Wednesday, October 20, 2010


Is This Democrat the Worst Candidate for Senate in History?

While everyone is going bonkers over Christine O'Donnell, let's not forget Alvin Greene, Democratic candidate for Senate in South Carolina.

Inspiring in a crazy, scary way.

No. "Worst" candidates have to at least have a shot of winning the office, at least in my definition. A guy like this hardly qualifies as an asterisk, though the egg on the face remains.

You know how I'm constantly going on about folks getting involved in their local parties, to improve the quality of candidates across the board?

Yeah, this guy is exhibit A. He's also a fair argument for primary reform.

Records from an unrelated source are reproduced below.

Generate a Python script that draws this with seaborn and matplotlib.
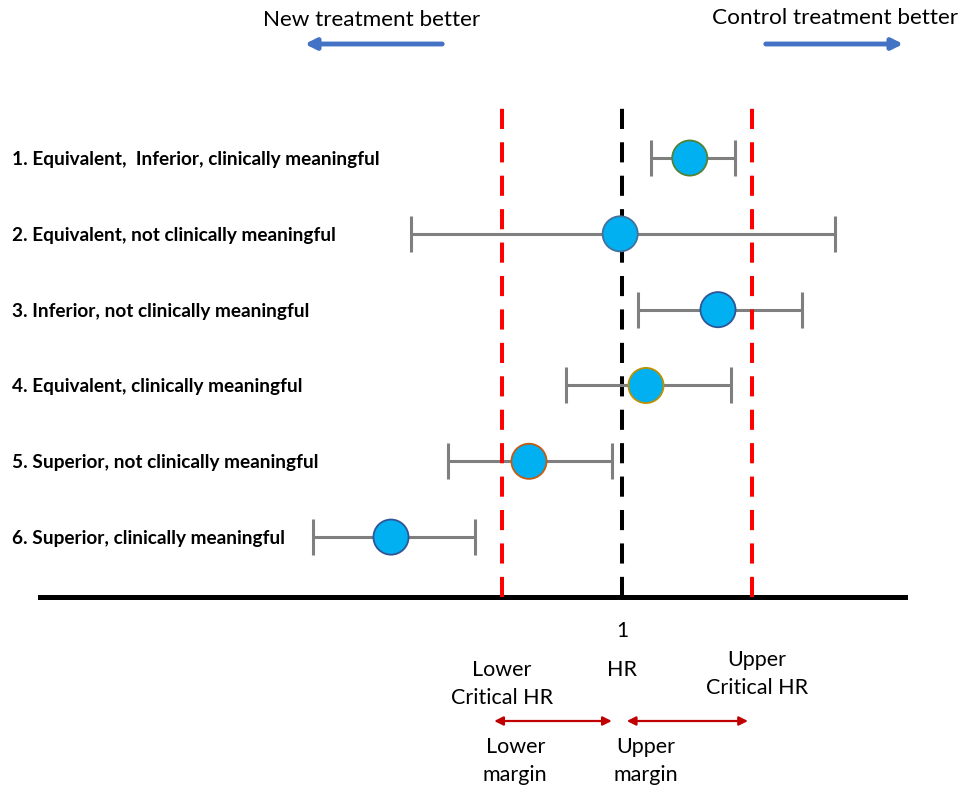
import matplotlib
matplotlib.use("Agg")
import matplotlib.pyplot as plt
import matplotlib.transforms as mtransforms
import numpy as np
import pandas as pd
import seaborn as sns

# scenario labels, hazard ratios and confidence limits
labels = [
    "1. Equivalent,  Inferior, clinically meaningful",
    "2. Equivalent, not clinically meaningful",
    "3. Inferior, not clinically meaningful",
    "4. Equivalent, clinically meaningful",
    "5. Superior, not clinically meaningful",
    "6. Superior, clinically meaningful",
]
hr = [1.113, 0.997, 1.16, 1.04, 0.845, 0.615]
ci_low = [1.048, 0.648, 1.027, 0.907, 0.71, 0.485]
ci_high = [1.188, 1.355, 1.30, 1.182, 0.983, 0.755]
lower_critical = 0.80
upper_critical = 1.217
null_hr = 1.0

edge_colors = ["#538135", "#41719C", "#2F5597", "#BF9000", "#C55A11", "#2F5597"]

df = pd.DataFrame({"label": labels, "hr": hr, "lo": ci_low, "hi": ci_high})
df["row"] = np.arange(1, len(df) + 1)

sns.set_style("white")
plt.rcParams["font.family"] = ["Lato", "DejaVu Sans"]
plt.rcParams["text.color"] = "black"
plt.rcParams["xtick.color"] = "black"
plt.rcParams["ytick.color"] = "black"

W, H = 962, 791
fig = plt.figure(figsize=(W / 100, H / 100), dpi=100)
ax = fig.add_axes([40 / W, 194 / H, 865 / W, 500 / H])

# confidence intervals
ax.errorbar(df["hr"], df["row"],
            xerr=[df["hr"] - df["lo"], df["hi"] - df["hr"]],
            fmt="none", ecolor="#7F7F7F", elinewidth=2.2,
            capsize=13, capthick=2.2, zorder=3)

# reference lines
ax.axvline(lower_critical, color="#FF0000", lw=2.9, ls=(0, (5, 3.3)), zorder=4, clip_on=False)
ax.axvline(upper_critical, color="#FF0000", lw=2.9, ls=(0, (5, 3.3)), zorder=4, clip_on=False)
ax.axvline(null_hr, color="black", lw=2.9, ls=(0, (5, 3.3)), zorder=2, clip_on=False)

# point estimates
sns.scatterplot(data=df, x="hr", y="row", ax=ax, s=640, color="#00B0F0",
                edgecolor=edge_colors, linewidth=1.3, zorder=5, legend=False)

ax.set_xlim(0.03, 1.4717)
ax.set_ylim(6.79, 0.195)
ax.set_xlabel("")
ax.set_ylabel("")
ax.set_xticks([null_hr], ["1"])
ax.tick_params(axis="x", length=0, pad=17, labelsize=15)
ax.set_yticks(df["row"], df["label"], fontweight="bold", fontsize=13.7)
ax.tick_params(axis="y", length=0, pad=20.2)
for t in ax.get_yticklabels():
    t.set_ha("left")

for side in ["top", "left", "right"]:
    ax.spines[side].set_visible(False)
ax.spines["bottom"].set_linewidth(3.6)
ax.spines["bottom"].set_color("black")
ax.spines["bottom"].set_zorder(1)

# direction arrows at top
fig.text(372 / W, 1 - 20 / H, "New treatment better", ha="center", va="center", fontsize=16.2)
fig.text(835 / W, 1 - 18 / H, "Control treatment better", ha="center", va="center", fontsize=16.2)
blue = dict(arrowstyle="-|>", color="#4472C4", lw=3.5, mutation_scale=16)
fig.add_artist(plt.Annotation("", xy=(302 / W, 1 - 44 / H), xytext=(445 / W, 1 - 44 / H),
                              xycoords="figure fraction", arrowprops=blue))
fig.add_artist(plt.Annotation("", xy=(906 / W, 1 - 44 / H), xytext=(763 / W, 1 - 44 / H),
                              xycoords="figure fraction", arrowprops=blue))

# labels under the axis
trans = mtransforms.blended_transform_factory(ax.transData, fig.transFigure)
big = dict(transform=trans, ha="center", va="center", fontsize=15.5, linespacing=1.55)
ax.text(lower_critical, 1 - 684 / H, "Lower\nCritical HR", **big)
ax.text(null_hr, 1 - 670 / H, "HR", **big)
ax.text(upper_critical + 0.008, 1 - 674 / H, "Upper\nCritical HR", **big)
ax.text(0.822, 1 - 761 / H, "Lower\nmargin", **big)
ax.text(1.04, 1 - 761 / H, "Upper\nmargin", **big)

red = dict(arrowstyle="<|-|>", color="#C00000", lw=1.6, mutation_scale=13, shrinkA=0, shrinkB=0)
ax.annotate("", xy=(lower_critical - 0.013, 1 - 721 / H), xytext=(null_hr - 0.017, 1 - 721 / H),
            xycoords=trans, textcoords=trans, arrowprops=red)
ax.annotate("", xy=(null_hr + 0.008, 1 - 721 / H), xytext=(upper_critical - 0.007, 1 - 721 / H),
            xycoords=trans, textcoords=trans, arrowprops=red)

fig.savefig("out.png", dpi=100)
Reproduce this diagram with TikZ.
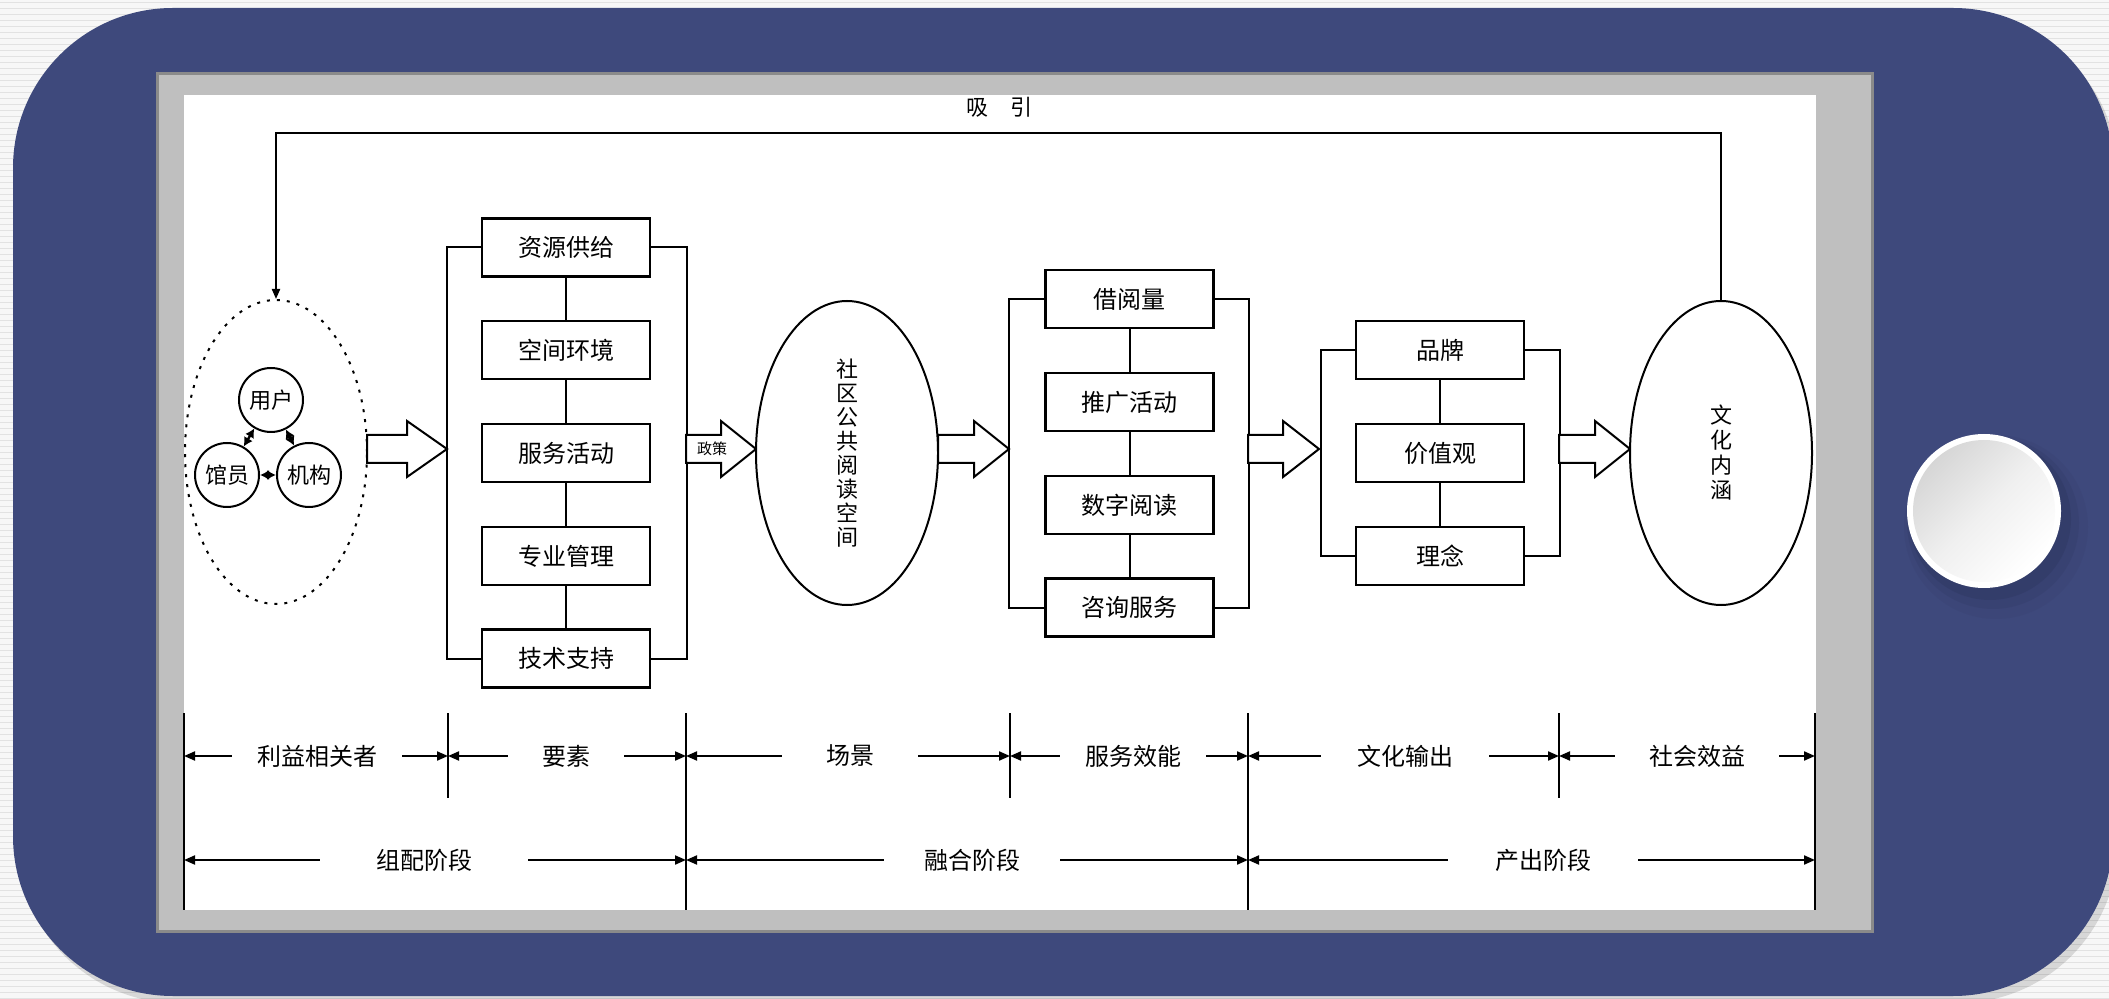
\documentclass[tikz,border=0pt]{standalone}
\usepackage{fontspec}
\setmainfont{Noto Sans CJK SC}
\usetikzlibrary{arrows.meta}
\usetikzlibrary{patterns}
\usetikzlibrary{shapes.geometric}

\definecolor{panelblue}{RGB}{62,73,124}
\definecolor{framegray}{RGB}{191,191,191}
\definecolor{frameedge}{RGB}{138,138,138}
\definecolor{pagegray}{RGB}{247,247,247}
\definecolor{stripegray}{RGB}{226,226,226}
\definecolor{shadownavy}{RGB}{30,36,70}

\begin{document}
\begin{tikzpicture}[x=0.5pt,y=0.5pt,yscale=-1,xscale=1,
  box/.style={draw,line width=1.1pt,fill=white,minimum width=84pt,minimum height=29pt,inner sep=0pt,font=\fontsize{12}{14}\selectfont},
  oval/.style={draw,ellipse,line width=1pt,fill=white,minimum width=91pt,minimum height=152pt,inner sep=0pt},
  role/.style={draw,circle,line width=1pt,fill=white,minimum size=32pt,inner sep=0pt,font=\fontsize{11}{13}\selectfont},
  link/.style={line width=1pt},
  fatarrow/.style={draw,line width=1pt,fill=white,line join=miter},
  both/.style={line width=1.2pt,{Latex[length=4.5pt,width=5pt]}-{Latex[length=4.5pt,width=5pt]}},
  dimarrow/.style={line width=1pt,-{Triangle[length=5.5pt,width=4.5pt]}},
  dimlbl/.style={inner ysep=0pt,font=\fontsize{12}{14}\selectfont},
  tick/.style={line width=1pt}
]
\useasboundingbox (0,0) rectangle (2109,999);

%Shape: Rectangle (page with stripes)
\fill[pagegray] (0,0) rectangle (2109,999);
\fill[pattern=horizontal lines,pattern color=stripegray] (0,0) rectangle (2109,999);
%Shape: Rounded Rectangle (panel)
\fill[black,opacity=0.13,rounded corners=80pt] (18,15) rectangle (2118,1003);
\fill[panelblue,rounded corners=80pt] (13,8) rectangle (2113,996);
%Shape: Rectangle (frame)
\draw[frameedge,fill=framegray,line width=1.5pt] (157,74) rectangle (1872,931);
\fill[white] (184,95) rectangle (1816,910);

%Shape: Circle (button)
\fill[shadownavy,opacity=0.06] (1996,527) circle (92);
\fill[shadownavy,opacity=0.10] (1993,523) circle (86);
\fill[shadownavy,opacity=0.16] (1990,519) circle (81);
\node[circle,fill=white,minimum size=77pt,inner sep=0pt] (knobrim) at (1984,511) {};
\node[circle,minimum size=71pt,inner sep=0pt,top color=gray!32,bottom color=white,middle color=gray!12,shading angle=45] (knob) at (1984,511) {};

%Shape: Ellipse (stakeholders)
\node[oval,dash pattern=on 1.5pt off 3.5pt] (stake) at (276,452) {};
\node[role] (user) at (271,400) {用户};
\node[role] (staff) at (227,475) {馆员};
\node[role] (org) at (309,475) {机构};
\draw[both] (user) -- (staff);
\draw[both] (user) -- (org);
\draw[both] (staff) -- (org);

%Shape: Right Arrow
\draw[fatarrow] (367,435) -- (407,435) -- (407,421) -- (447,449) -- (407,477) -- (407,463) -- (367,463) -- cycle;

%Shape: Rectangle (elements)
\node[box] (supply) at (566,247.5) {资源供给};
\node[box] (env) at (566,350) {空间环境};
\node[box] (activ) at (566,453) {服务活动};
\node[box] (manage) at (566,556) {专业管理};
\node[box] (tech) at (566,658.5) {技术支持};
\draw[link] (supply) -- (env);
\draw[link] (env) -- (activ);
\draw[link] (activ) -- (manage);
\draw[link] (manage) -- (tech);
\draw[link] (supply.west) -- ++(-34,0) |- (tech.west);
\draw[link] (supply.east) -- ++(36,0) |- (tech.east);

%Shape: Right Arrow (policy)
\draw[fatarrow] (686,435) -- (721,435) -- (721,421) -- (756,449) -- (721,477) -- (721,463) -- (686,463) -- cycle;
% Text Node
\node[font=\fontsize{7.5}{9}\selectfont] (policy) at (712,449) {政策};

%Shape: Ellipse (reading space)
\node[oval,align=center,font=\fontsize{11}{12}\selectfont] (space) at (847,453) {社\\区\\公\\共\\阅\\读\\空\\间};

%Shape: Right Arrow
\draw[fatarrow] (938,435) -- (974,435) -- (974,421) -- (1009,449) -- (974,477) -- (974,463) -- (938,463) -- cycle;

%Shape: Rectangle (service)
\node[box] (loan) at (1129.5,299) {借阅量};
\node[box] (promo) at (1129.5,402) {推广活动};
\node[box] (digital) at (1129.5,505) {数字阅读};
\node[box] (consult) at (1129.5,607.5) {咨询服务};
\draw[link] (loan) -- (promo);
\draw[link] (promo) -- (digital);
\draw[link] (digital) -- (consult);
\draw[link] (loan.west) -- ++(-35.5,0) |- (consult.west);
\draw[link] (loan.east) -- ++(34.5,0) |- (consult.east);

%Shape: Right Arrow
\draw[fatarrow] (1248,435) -- (1283,435) -- (1283,421) -- (1319,449) -- (1283,477) -- (1283,463) -- (1248,463) -- cycle;

%Shape: Rectangle (output)
\node[box] (brand) at (1440,350) {品牌};
\node[box] (value) at (1440,453) {价值观};
\node[box] (idea) at (1440,556) {理念};
\draw[link] (brand) -- (value);
\draw[link] (value) -- (idea);
\draw[link] (brand.west) -- ++(-34,0) |- (idea.west);
\draw[link] (brand.east) -- ++(35,0) |- (idea.east);

%Shape: Right Arrow
\draw[fatarrow] (1559,435) -- (1595,435) -- (1595,421) -- (1630,449) -- (1595,477) -- (1595,463) -- (1559,463) -- cycle;

%Shape: Ellipse (culture)
\node[oval,align=center,font=\fontsize{11}{12.5}\selectfont] (culture) at (1721,453) {文\\化\\内\\涵};

% feedback
\draw[link,-{Triangle[length=5pt,width=4pt]}] (culture.north) -- ++(0,-167) -| (stake.north);
% Text Node
\node[font=\fontsize{11}{13}\selectfont] (attract) at (999,107) {吸\hspace{11pt}引};

% dimension ticks
\coordinate (t0) at (184,713);
\coordinate (t1) at (448,713);
\coordinate (t2) at (686,713);
\coordinate (t3) at (1010,713);
\coordinate (t4) at (1248,713);
\coordinate (t5) at (1559,713);
\coordinate (t6) at (1815,713);
\draw[tick] (t0) -- ++(0,197);
\draw[tick] (t1) -- ++(0,85);
\draw[tick] (t2) -- ++(0,197);
\draw[tick] (t3) -- ++(0,85);
\draw[tick] (t4) -- ++(0,197);
\draw[tick] (t5) -- ++(0,85);
\draw[tick] (t6) -- ++(0,197);

% Text Node
\node[dimlbl,inner xsep=12.5pt] (stakelbl) at (317,756) {利益相关者};
\node[dimlbl,inner xsep=17pt] (elemlbl) at (566,756) {要素};
\node[dimlbl,inner xsep=22pt] (scenelbl) at (850,756) {场景};
\node[dimlbl,inner xsep=12.5pt] (efflbl) at (1133,756) {服务效能};
\node[dimlbl,inner xsep=18pt] (outlbl) at (1405,756) {文化输出};
\node[dimlbl,inner xsep=17pt] (sociallbl) at (1697,756) {社会效益};
\node[dimlbl,inner xsep=28pt] (assemlbl) at (424,860) {组配阶段};
\node[dimlbl,inner xsep=20pt] (fuselbl) at (972,860) {融合阶段};
\node[dimlbl,inner xsep=23.5pt] (prodlbl) at (1543,860) {产出阶段};

\draw[dimarrow] (stakelbl.west) -- (stakelbl -| t0);
\draw[dimarrow] (stakelbl.east) -- (stakelbl -| t1);
\draw[dimarrow] (elemlbl.west) -- (elemlbl -| t1);
\draw[dimarrow] (elemlbl.east) -- (elemlbl -| t2);
\draw[dimarrow] (scenelbl.west) -- (scenelbl -| t2);
\draw[dimarrow] (scenelbl.east) -- (scenelbl -| t3);
\draw[dimarrow] (efflbl.west) -- (efflbl -| t3);
\draw[dimarrow] (efflbl.east) -- (efflbl -| t4);
\draw[dimarrow] (outlbl.west) -- (outlbl -| t4);
\draw[dimarrow] (outlbl.east) -- (outlbl -| t5);
\draw[dimarrow] (sociallbl.west) -- (sociallbl -| t5);
\draw[dimarrow] (sociallbl.east) -- (sociallbl -| t6);
\draw[dimarrow] (assemlbl.west) -- (assemlbl -| t0);
\draw[dimarrow] (assemlbl.east) -- (assemlbl -| t2);
\draw[dimarrow] (fuselbl.west) -- (fuselbl -| t2);
\draw[dimarrow] (fuselbl.east) -- (fuselbl -| t4);
\draw[dimarrow] (prodlbl.west) -- (prodlbl -| t4);
\draw[dimarrow] (prodlbl.east) -- (prodlbl -| t6);

\end{tikzpicture}
\end{document}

People can't take any election for granted, because the filing fee is negligible and there is no rule that says you can't register as a member of either party. You can't just assume that your candidate is going to win.

(That electoral hubris is the real definition of the politics behind both parties, as Dem campaigns tend to focus on the political science calculus of campaigning and GOP campaigns tend to focus on the marketing aspect of of campaigning.)

There's more attention on O'Donnell because she is actually part of a larger movement and narrative. This guy stumbled into the nomination because others weren't paying attention.
"This guy stumbled into the nomination because others weren't paying attention."

Now who's marketing? This guy didn't stumble into anything. He got over 100,000 votes. That doesn't sound like a lot but it's more than any candidate got in the 2008 South Carolina Democratic Senate Primaries. It's also a larger total turnout of Democratic ballot voters than in 2004 or 2008.

And while you can register as a member of either Party, you only get one ballot so you'd have to be willing to throw away your other selections just to jump ship and vote across Party lines to knock off a single candidate. I'm sure it happens, but in reality it's more excuse-making than solid reason. Greene doesn't win by the margin he won by without a majority of primary voters in his own Party putting him there.

And for the record, the answer to your question is Walter Mondale. I think since he lost every other state in the Union in 1984 he just ran for Senate in 2002 because he wanted to complete the set.
Yes, he stumbled into it. 100,000 people, not paying attention, pushed a button because they'd never heard anything about this candidate from anyone, and everyone just made an assumption.

You know what happens when you assume, right? Well, South Carolina Democrats answered that question and then some.

It should tell you something about our politics that a ninja candidate can get 100,000 votes because of name non-recognition.

As far as registration, I'm not talking about voter registration, I'm talking about candidate registration. All you have to do is go down to your local election board during the appointed timeframe, file your paperwork and pay your fee, and check "Republican" or "Democratic."

Your name then shows up in the Party Primary, unless someone finds a reason to challenge it legally.

Try it sometime! Who knows, if this knucklehead can get 100,000 votes without doing anything, you could be the next Democratic Senatorial Nominee from Ohio.
The story of his nomination is hilarious and scary. I wouldn't call it stumble. But, it shows how little many voters pay to candidates, some said they voted for him because his name "sounded black." A little reverse racism for you. Too bad they didn't care if the guy was only semi-literate.